Records from a data source
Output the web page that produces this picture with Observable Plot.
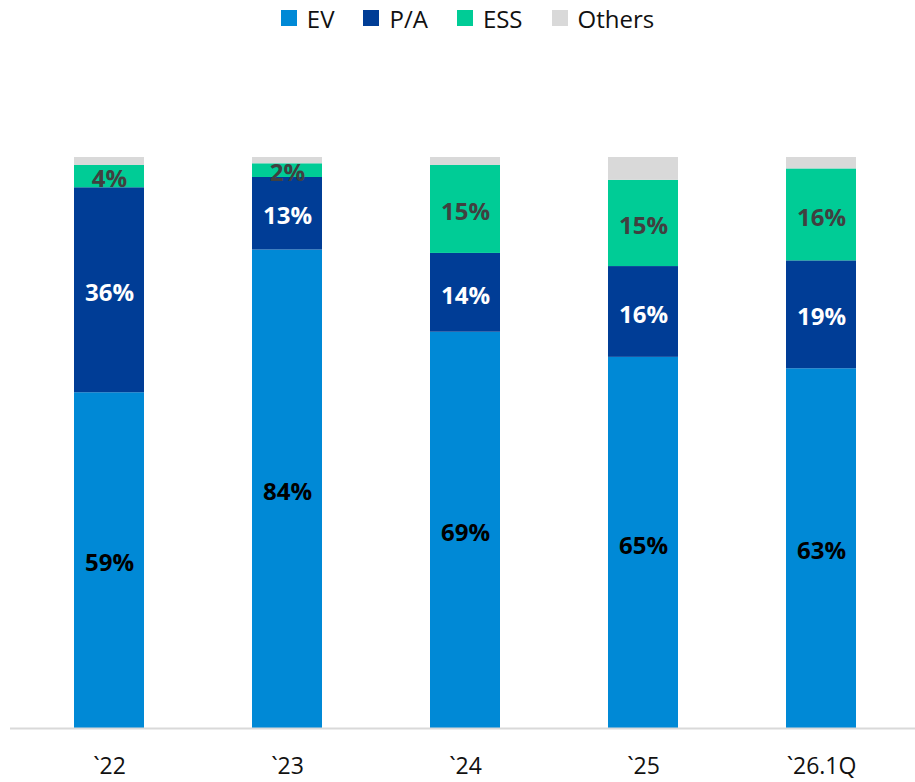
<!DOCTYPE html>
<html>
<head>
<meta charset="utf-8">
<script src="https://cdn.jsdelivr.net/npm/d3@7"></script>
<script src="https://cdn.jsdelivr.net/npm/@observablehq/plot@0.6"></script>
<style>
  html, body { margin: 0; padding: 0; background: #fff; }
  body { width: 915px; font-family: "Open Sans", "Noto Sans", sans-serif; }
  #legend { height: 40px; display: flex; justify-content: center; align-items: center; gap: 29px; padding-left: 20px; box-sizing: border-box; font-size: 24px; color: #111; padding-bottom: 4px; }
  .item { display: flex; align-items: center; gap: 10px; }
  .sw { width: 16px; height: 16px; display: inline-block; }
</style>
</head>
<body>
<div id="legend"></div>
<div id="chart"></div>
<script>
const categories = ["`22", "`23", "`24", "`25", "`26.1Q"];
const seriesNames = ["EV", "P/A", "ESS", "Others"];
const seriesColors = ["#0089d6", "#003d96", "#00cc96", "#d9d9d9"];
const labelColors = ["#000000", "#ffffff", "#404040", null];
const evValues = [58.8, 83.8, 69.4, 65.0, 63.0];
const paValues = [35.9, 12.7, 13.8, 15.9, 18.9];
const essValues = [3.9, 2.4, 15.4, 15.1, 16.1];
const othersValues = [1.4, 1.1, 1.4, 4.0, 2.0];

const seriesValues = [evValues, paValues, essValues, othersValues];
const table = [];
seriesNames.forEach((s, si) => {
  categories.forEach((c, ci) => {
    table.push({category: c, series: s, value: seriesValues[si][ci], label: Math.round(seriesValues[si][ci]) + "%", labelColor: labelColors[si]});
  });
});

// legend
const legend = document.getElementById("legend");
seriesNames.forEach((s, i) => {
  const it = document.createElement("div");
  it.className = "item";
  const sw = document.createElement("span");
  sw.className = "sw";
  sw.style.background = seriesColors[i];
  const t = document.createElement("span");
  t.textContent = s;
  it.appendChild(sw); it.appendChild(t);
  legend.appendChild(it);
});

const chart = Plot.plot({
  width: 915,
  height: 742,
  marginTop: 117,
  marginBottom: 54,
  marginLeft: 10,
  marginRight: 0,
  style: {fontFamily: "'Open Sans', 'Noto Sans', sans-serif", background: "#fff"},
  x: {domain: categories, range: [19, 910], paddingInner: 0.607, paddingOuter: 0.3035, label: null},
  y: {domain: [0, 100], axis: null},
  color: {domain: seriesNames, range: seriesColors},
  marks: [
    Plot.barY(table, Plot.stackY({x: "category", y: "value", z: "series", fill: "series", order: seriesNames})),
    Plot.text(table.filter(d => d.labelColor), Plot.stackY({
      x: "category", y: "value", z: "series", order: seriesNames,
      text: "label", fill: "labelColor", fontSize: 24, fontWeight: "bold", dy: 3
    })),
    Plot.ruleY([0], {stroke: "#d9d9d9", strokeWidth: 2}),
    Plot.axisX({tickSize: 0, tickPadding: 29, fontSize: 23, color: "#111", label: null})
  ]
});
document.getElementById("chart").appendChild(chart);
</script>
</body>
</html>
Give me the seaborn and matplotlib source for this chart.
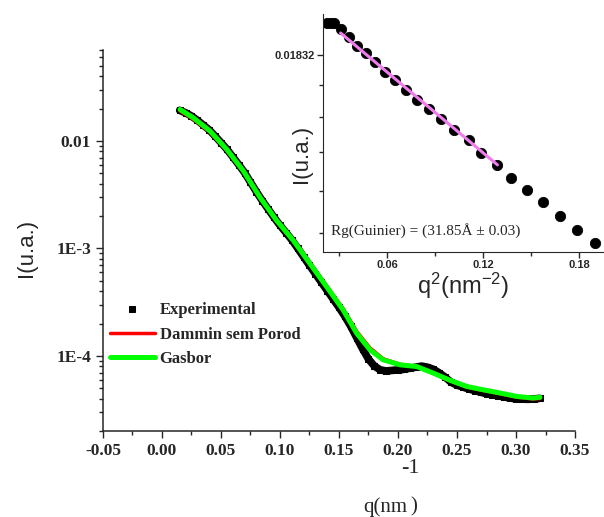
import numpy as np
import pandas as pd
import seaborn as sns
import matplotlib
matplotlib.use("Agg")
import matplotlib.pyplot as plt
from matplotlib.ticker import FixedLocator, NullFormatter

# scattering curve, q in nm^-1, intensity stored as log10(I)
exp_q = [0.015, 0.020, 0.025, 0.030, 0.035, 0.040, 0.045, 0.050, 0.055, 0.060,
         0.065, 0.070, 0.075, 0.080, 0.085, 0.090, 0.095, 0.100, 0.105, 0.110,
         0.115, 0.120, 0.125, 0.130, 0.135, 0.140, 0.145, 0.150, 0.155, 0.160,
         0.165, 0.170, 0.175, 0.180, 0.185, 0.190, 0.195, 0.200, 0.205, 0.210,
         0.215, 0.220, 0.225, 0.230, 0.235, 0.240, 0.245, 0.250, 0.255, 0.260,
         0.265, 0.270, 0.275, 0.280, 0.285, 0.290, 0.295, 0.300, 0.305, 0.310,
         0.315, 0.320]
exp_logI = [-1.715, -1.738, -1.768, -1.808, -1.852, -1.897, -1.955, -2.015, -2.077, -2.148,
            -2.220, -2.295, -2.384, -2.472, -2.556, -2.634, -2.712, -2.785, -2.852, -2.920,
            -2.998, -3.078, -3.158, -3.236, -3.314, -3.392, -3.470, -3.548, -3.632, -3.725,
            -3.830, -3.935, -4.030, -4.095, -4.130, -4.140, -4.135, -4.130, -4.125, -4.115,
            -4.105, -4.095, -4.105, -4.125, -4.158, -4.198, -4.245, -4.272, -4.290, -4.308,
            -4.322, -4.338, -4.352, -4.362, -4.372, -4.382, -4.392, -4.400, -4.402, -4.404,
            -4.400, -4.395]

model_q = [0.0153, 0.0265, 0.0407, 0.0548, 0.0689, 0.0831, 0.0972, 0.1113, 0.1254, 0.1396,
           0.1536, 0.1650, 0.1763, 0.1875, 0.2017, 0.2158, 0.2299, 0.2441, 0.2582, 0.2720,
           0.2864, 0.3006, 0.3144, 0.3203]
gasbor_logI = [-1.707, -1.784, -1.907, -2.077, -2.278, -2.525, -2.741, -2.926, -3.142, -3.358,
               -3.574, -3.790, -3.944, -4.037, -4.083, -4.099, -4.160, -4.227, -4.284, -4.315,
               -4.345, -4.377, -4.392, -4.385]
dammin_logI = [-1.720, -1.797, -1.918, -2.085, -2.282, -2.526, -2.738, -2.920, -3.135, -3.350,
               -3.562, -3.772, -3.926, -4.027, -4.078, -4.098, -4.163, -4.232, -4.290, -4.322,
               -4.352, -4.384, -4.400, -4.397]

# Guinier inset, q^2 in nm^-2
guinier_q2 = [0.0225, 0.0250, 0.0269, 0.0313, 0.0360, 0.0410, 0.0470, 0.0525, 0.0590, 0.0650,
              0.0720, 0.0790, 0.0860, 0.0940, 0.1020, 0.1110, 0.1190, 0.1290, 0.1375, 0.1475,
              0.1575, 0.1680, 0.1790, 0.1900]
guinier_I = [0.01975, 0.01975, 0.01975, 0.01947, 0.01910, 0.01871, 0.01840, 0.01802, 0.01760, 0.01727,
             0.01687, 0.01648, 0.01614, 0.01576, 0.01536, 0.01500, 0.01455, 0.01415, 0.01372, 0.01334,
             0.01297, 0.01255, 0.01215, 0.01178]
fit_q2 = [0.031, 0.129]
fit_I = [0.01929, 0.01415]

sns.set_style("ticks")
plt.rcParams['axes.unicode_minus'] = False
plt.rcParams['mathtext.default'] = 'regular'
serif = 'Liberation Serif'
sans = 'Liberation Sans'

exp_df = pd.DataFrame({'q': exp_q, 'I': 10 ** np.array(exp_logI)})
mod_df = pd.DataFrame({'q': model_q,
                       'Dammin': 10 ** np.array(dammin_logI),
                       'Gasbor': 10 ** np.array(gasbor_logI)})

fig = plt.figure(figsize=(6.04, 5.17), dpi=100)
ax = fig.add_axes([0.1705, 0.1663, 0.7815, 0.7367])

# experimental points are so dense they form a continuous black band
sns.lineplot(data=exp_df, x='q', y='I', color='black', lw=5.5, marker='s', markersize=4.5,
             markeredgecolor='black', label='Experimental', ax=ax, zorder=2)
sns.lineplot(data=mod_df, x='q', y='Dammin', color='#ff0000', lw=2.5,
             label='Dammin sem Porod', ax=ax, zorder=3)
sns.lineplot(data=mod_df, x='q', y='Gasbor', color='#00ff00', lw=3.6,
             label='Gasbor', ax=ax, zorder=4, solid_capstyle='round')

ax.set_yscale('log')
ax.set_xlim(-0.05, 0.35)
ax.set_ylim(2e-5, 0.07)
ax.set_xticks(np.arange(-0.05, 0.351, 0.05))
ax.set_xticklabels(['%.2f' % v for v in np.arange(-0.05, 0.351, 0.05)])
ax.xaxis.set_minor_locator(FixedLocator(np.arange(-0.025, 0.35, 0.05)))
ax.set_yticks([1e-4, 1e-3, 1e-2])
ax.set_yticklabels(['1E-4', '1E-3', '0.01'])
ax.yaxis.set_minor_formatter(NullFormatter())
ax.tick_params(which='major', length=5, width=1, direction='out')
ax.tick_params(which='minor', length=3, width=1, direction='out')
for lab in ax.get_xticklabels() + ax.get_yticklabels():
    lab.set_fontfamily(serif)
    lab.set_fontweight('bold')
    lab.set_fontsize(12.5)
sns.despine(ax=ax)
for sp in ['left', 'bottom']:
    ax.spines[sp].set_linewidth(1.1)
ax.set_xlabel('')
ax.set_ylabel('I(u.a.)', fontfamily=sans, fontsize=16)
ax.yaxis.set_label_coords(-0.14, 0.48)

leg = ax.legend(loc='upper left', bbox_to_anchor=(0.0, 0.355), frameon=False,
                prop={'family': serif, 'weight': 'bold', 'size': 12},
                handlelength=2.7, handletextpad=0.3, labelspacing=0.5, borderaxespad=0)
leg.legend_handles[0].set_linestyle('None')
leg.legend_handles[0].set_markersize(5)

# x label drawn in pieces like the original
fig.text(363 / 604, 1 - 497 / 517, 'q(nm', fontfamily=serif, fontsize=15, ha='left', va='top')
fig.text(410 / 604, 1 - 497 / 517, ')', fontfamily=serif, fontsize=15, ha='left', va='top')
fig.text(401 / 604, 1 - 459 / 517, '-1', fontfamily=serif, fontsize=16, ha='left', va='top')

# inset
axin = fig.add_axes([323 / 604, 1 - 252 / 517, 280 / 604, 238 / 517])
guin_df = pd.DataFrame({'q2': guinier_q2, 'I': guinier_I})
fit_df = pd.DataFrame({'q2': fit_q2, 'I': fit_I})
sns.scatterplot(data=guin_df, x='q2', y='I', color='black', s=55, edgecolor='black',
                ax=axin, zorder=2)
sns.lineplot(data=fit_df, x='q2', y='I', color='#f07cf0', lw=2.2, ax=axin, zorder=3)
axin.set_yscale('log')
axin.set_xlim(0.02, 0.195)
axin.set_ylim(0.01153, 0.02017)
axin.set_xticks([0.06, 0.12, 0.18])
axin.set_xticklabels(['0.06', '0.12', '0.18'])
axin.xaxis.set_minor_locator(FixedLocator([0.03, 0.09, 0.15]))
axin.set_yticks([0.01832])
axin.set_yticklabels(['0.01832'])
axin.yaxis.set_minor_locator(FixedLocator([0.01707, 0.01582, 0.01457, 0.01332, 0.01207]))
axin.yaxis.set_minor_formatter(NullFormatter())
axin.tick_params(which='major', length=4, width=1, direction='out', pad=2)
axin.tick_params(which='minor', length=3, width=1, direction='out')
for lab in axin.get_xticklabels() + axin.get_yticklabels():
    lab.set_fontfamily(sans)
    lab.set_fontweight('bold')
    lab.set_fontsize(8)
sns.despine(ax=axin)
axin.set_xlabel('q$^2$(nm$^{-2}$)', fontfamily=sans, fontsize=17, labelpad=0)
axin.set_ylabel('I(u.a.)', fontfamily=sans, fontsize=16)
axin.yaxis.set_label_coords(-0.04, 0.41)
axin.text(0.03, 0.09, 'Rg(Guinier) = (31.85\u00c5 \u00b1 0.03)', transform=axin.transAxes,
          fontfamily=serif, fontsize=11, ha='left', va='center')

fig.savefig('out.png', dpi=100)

Goal: Copy every line above that includes the string "this".

Worked solution:
Output the web page that produces this picture with Observable Plot.
Give me the seaborn and matplotlib source for this chart.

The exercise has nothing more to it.